-- Start of COLLECTED MATERIAL --

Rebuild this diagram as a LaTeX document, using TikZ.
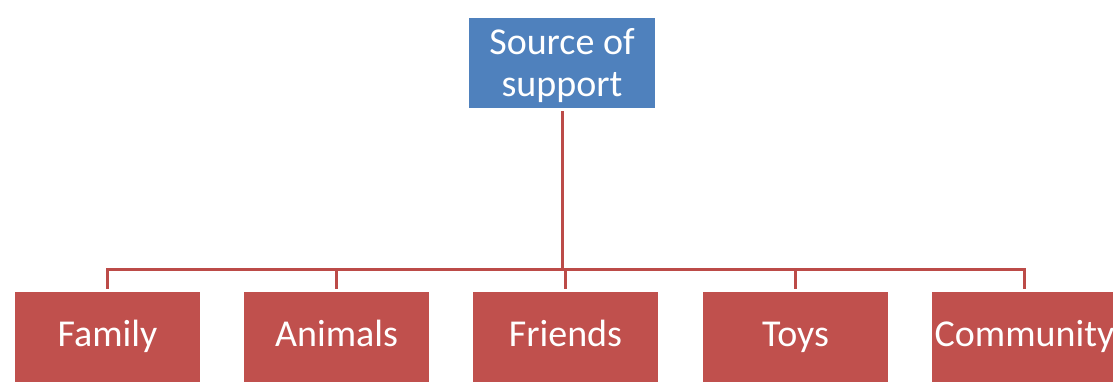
\documentclass[tikz,border=0pt]{standalone}
\usepackage{fontspec}
\setmainfont{Carlito}
\usetikzlibrary{shadows,backgrounds}
\definecolor{topblue}{HTML}{4F81BD}
\definecolor{boxred}{HTML}{C0504D}
\definecolor{linkred}{HTML}{BC4B48}
\tikzset{
  x=1pt, y=-1pt,
  orgbox/.style={draw=white, line width=2.5pt, minimum width=188pt, minimum height=93pt,
    inner sep=0pt, text=white, align=center,
    font=\fontsize{38}{42}\selectfont,
    drop shadow={shadow xshift=0.8pt, shadow yshift=-1.2pt, fill=black!35, opacity=0.5}},
  rootbox/.style={orgbox, fill=topblue, text depth=1pt},
  leafbox/.style={orgbox, fill=boxred, text height=27pt, text depth=9pt},
  link/.style={draw=linkred, line width=3pt}
}
\begin{document}
\begin{tikzpicture}
  \useasboundingbox (0,0) rectangle (1113,381);

  % root
  \node[rootbox] (root) at (562,63) {Source of\\support};

  % leaves
  \node[leafbox] (family)    at (107.5,337)  {Family};
  \node[leafbox] (animals)   at (336.5,337)  {Animals};
  \node[leafbox] (friends)   at (565.5,337)  {Friends};
  \node[leafbox] (toys)      at (795.5,337)  {Toys};
  \node[leafbox] (community) at (1024.5,337) {Community};

  % bus level of the tree connector
  \coordinate (bus) at (562,269);

  \begin{pgfonlayer}{background}
    \fill[white] (0,0) rectangle (1113,381);
    \foreach \leaf in {family,animals,friends,toys,community}
      \draw[link] (root.south) -- (root.south |- bus) -| (\leaf.north);
  \end{pgfonlayer}
\end{tikzpicture}
\end{document}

-- End of COLLECTED MATERIAL --

Copy the material exactly. Do not include the pictures.

- RESPONSE BELOW -
Rebuild this diagram as a LaTeX document, using TikZ.
\documentclass[tikz,border=0pt]{standalone}
\usepackage{fontspec}
\setmainfont{Carlito}
\usetikzlibrary{shadows,backgrounds}
\definecolor{topblue}{HTML}{4F81BD}
\definecolor{boxred}{HTML}{C0504D}
\definecolor{linkred}{HTML}{BC4B48}
\tikzset{
  x=1pt, y=-1pt,
  orgbox/.style={draw=white, line width=2.5pt, minimum width=188pt, minimum height=93pt,
    inner sep=0pt, text=white, align=center,
    font=\fontsize{38}{42}\selectfont,
    drop shadow={shadow xshift=0.8pt, shadow yshift=-1.2pt, fill=black!35, opacity=0.5}},
  rootbox/.style={orgbox, fill=topblue, text depth=1pt},
  leafbox/.style={orgbox, fill=boxred, text height=27pt, text depth=9pt},
  link/.style={draw=linkred, line width=3pt}
}
\begin{document}
\begin{tikzpicture}
  \useasboundingbox (0,0) rectangle (1113,381);

  % root
  \node[rootbox] (root) at (562,63) {Source of\\support};

  % leaves
  \node[leafbox] (family)    at (107.5,337)  {Family};
  \node[leafbox] (animals)   at (336.5,337)  {Animals};
  \node[leafbox] (friends)   at (565.5,337)  {Friends};
  \node[leafbox] (toys)      at (795.5,337)  {Toys};
  \node[leafbox] (community) at (1024.5,337) {Community};

  % bus level of the tree connector
  \coordinate (bus) at (562,269);

  \begin{pgfonlayer}{background}
    \fill[white] (0,0) rectangle (1113,381);
    \foreach \leaf in {family,animals,friends,toys,community}
      \draw[link] (root.south) -- (root.south |- bus) -| (\leaf.north);
  \end{pgfonlayer}
\end{tikzpicture}
\end{document}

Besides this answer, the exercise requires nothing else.